- 教員氏名
- 武田 猪久生 講師
- 専門分野
- 教育学、教育社会学
学校教育における階層的な不平等について研究しています。人々は学校教育で生じる個人の学力や学歴の差異を「努力の結果」と認識しがちですが、それらは家庭背景からの影響を大きく受けています。一口に「家庭背景」いっても様々な側面がありますが、私の場合は文化的な側面(例えば教育に対する価値観)に着目して研究を進めています。また、近年では家庭背景が「しんどい」子どもに対する学習支援について強い関心を持っています。
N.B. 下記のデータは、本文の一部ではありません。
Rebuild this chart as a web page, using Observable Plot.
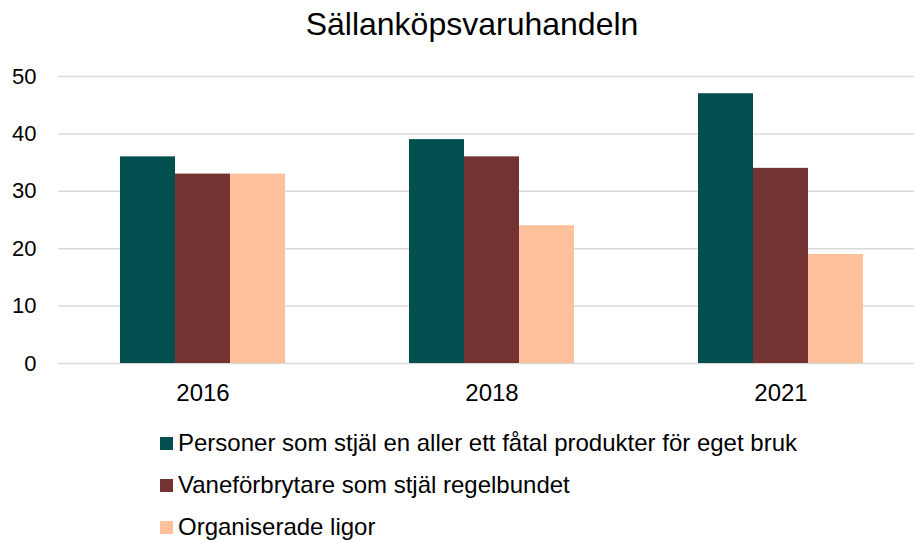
<!DOCTYPE html>
<html>
<head>
<meta charset="utf-8">
<script src="https://cdn.jsdelivr.net/npm/d3@7"></script>
<script src="https://cdn.jsdelivr.net/npm/@observablehq/plot@0.6"></script>
<style>
  html, body { margin: 0; padding: 0; background: #fff; }
  body { width: 914px; height: 540px; position: relative; overflow: hidden;
         font-family: "Liberation Sans", Arial, sans-serif; color: #000; }
  #title { position: absolute; left: 0; top: 4px; width: 944px; text-align: center;
           font-size: 32px; line-height: 40px; }
  #chart { position: absolute; left: 0; top: 50px; }
  #legend { position: absolute; left: 160px; top: 422px; }
  .item { display: flex; align-items: center; height: 42px; font-size: 24px; line-height: 28px; }
  .sw { width: 13px; height: 13px; margin-right: 5px; flex: none; }
</style>
</head>
<body>
<div id="title">Sällanköpsvaruhandeln</div>
<div id="chart"></div>
<div id="legend"></div>
<script>
const years = ["2016", "2018", "2021"];
const seriesNames = [
  "Personer som stjäl en aller ett fåtal produkter för eget bruk",
  "Vaneförbrytare som stjäl regelbundet",
  "Organiserade ligor"
];
const personer = [36, 39, 47];
const vanefor = [33, 36, 34];
const ligor = [33, 24, 19];
const colors = ["#024F4F", "#733333", "#FFC19B"];
const yTicks = [0, 10, 20, 30, 40, 50];

const seriesValues = [personer, vanefor, ligor];
const data = years.flatMap((yr, i) =>
  seriesNames.map((s, j) => ({year: yr, series: s, value: seriesValues[j][i]}))
);

const chart = Plot.plot({
  width: 914,
  height: 365,
  marginLeft: 58,
  marginRight: 0,
  marginTop: 26,
  marginBottom: 52,
  style: {fontFamily: "'Liberation Sans', Arial, sans-serif", fontSize: "22px", color: "#000", background: "transparent"},
  fx: {domain: years, range: [57.5, 924.5], padding: 0, label: null},
  x: {domain: seriesNames, paddingInner: 0, paddingOuter: 1.095, axis: null},
  y: {domain: [0, 50], label: null},
  color: {domain: seriesNames, range: colors},
  marks: [
    Plot.gridY(yTicks, {stroke: "#D9D9D9", strokeOpacity: 1, strokeWidth: 1.5}),
    Plot.axisY(yTicks, {tickSize: 0, tickPadding: 22, fontSize: 22, label: null}),
    Plot.axisFx({anchor: "bottom", tickSize: 0, tickPadding: 20, fontSize: 24, label: null}),
    Plot.barY(data, {fx: "year", x: "series", y: "value", fill: "series"})
  ]
});
document.getElementById("chart").appendChild(chart);

const legend = document.getElementById("legend");
seriesNames.forEach((s, i) => {
  const item = document.createElement("div");
  item.className = "item";
  const sw = document.createElement("span");
  sw.className = "sw";
  sw.style.background = colors[i];
  const t = document.createElement("span");
  t.textContent = s;
  item.appendChild(sw);
  item.appendChild(t);
  legend.appendChild(item);
});
</script>
</body>
</html>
家庭背景に拘わらず、すべての子どもに学力を保障することは教育政策の大きな課題であるといえ、平等・公平な社会の実現には必要不可欠なことでしょう。またそれは「教育学の父」といわれるコメニウスの「すべての人にすべての事柄を」という考えにも通じます。より良い社会を構築することに多少なりとも貢献することができる、これが本研究の魅力であり面白さであると感じています。
大学生の時は高校教員を志望していました。それは学校で働くということが、最も子どもの成長・発達に対して平等・公平に関わることができると考えていたからです。しかし、大学での講義で「学校は階層的不平等を維持・拡大する機関である」という考えに出会い、衝撃を受けました。それは大げさではなく、自身の信念が根本から覆される経験でした。この出会いから階層研究に興味を持ち、現在に至ります。